Senator Gonzalez and two assembly members recently held a conference called AI Week to signal that New York isn't trying to block data centers or AI development — it's trying to govern them responsibly. That's an important distinction, because the tech industry argues that heavy-handed regulation will just push companies to build in other states instead.

New York's approach tries to split that difference. The state is saying: yes, you can build data centers here. But you have to be transparent about your energy use, you have to pay for your own grid upgrades, and you have to meet labor standards. It's regulation without an outright ban.

Whether that balance holds will depend on how state officials enforce these rules, how fast the permitting process actually moves, and what exactly the Public Service Commission decides about grid costs. The laws are now written. The real challenge is making them work in practice.

What Happens Next

For data center companies and investors, New York just became a more complicated place to do business. They'll need environmental reviews, specialized permits, and special utility rates. That raises the cost and the timeline for any new project.
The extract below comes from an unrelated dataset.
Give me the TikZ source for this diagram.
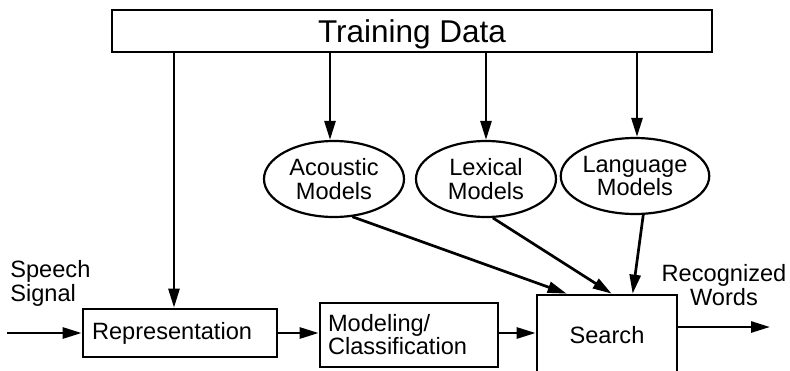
\documentclass[tikz,border=0pt]{standalone}
\usepackage{fontspec}
\setmainfont{Liberation Sans}
\usetikzlibrary{positioning,arrows.meta,shapes.geometric}
\tikzset{
every path/.style={line width=2.7pt}
, every node/.style={font=\fontsize{23.6}{23.5}\selectfont, inner sep=0pt}
, flow/.style={-{Triangle[length=19pt,width=11pt]}}
, stagebox/.style={draw, rectangle, inner xsep=9pt, text width=176pt, minimum height=48pt, align=left}
, modelnode/.style={draw, ellipse, line width=2.2pt, minimum width=140pt, minimum height=76pt, align=center}}

\begin{document}
\begin{tikzpicture}[x=1pt, y=-1pt]
\useasboundingbox (0,0) rectangle (790,370);
\node[draw, minimum width=600pt, minimum height=42pt, text depth=0pt, font=\fontsize{31.5}{32}\selectfont] at (412,31) (td) {Training Data};
\node[modelnode] at (334,179) (am) {Acoustic\\Models};
\node[modelnode] at (486,179) (lm) {Lexical\\Models};
\node[modelnode] at (635,176) (lgm) {Language\\Models};
\node[stagebox] at (180,333) (rep) {Representation};
\node[stagebox, inner xsep=8pt, text width=162pt, minimum height=64pt, font=\fontsize{23.6}{20}\selectfont] at (409,335) (mdl) {Modeling/\\Classification};
\node[draw, minimum width=140pt, minimum height=80pt] at (607,335) (srch) {Search};
\node[anchor=west, align=left] at (9,283.5) (sig) {Speech\\Signal};
\node[align=center] at (724,285) (wrd) {Recognized\\Words};
\coordinate (in) at (7,333);
\coordinate (out) at (770,327);
% training data feeds every stage
\draw [flow] ([xshift=-6pt]rep.north |- td.south) -- ([xshift=-6pt]rep.north);
\draw [flow] ([xshift=-4pt]am.north |- td.south) -- ([xshift=-4pt]am.north);
\draw [flow] (lm.north |- td.south) -- (lm.north);
\draw [flow] ([xshift=2pt]lgm.north |- td.south) -- ([xshift=2pt]lgm.north);
% models into search
\draw [flow] (am.-64) -- ([xshift=31pt]srch.north west);
\draw [flow] (lm.-80) -- ([xshift=76pt]srch.north west);
\draw [flow] (lgm.-78) -- ([xshift=97pt]srch.north west);
% main chain
\draw [flow] (in) -- (rep.west);
\draw [flow] (rep.east) -- (rep.east -| mdl.west);
\draw [flow] (mdl.east |- rep.east) -- (srch.west |- rep.east);
\draw [flow] (srch.east |- out) -- (out);
\end{tikzpicture}
\end{document}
For New Yorkers, the main payoff — if this works — is that you won't be subsidizing private companies' infrastructure. Your power bill won't go up to cover the wires and equipment that a data center needs. You'll also know how much power these facilities are actually using, which gives regulators and citizens better information to make future decisions.

The state has tried a similar approach before with solar and wind farms in the early 2010s. Then, too, legislators wrote rules while agencies filled in the details. New York is using that same playbook now, though this time for data centers and AI.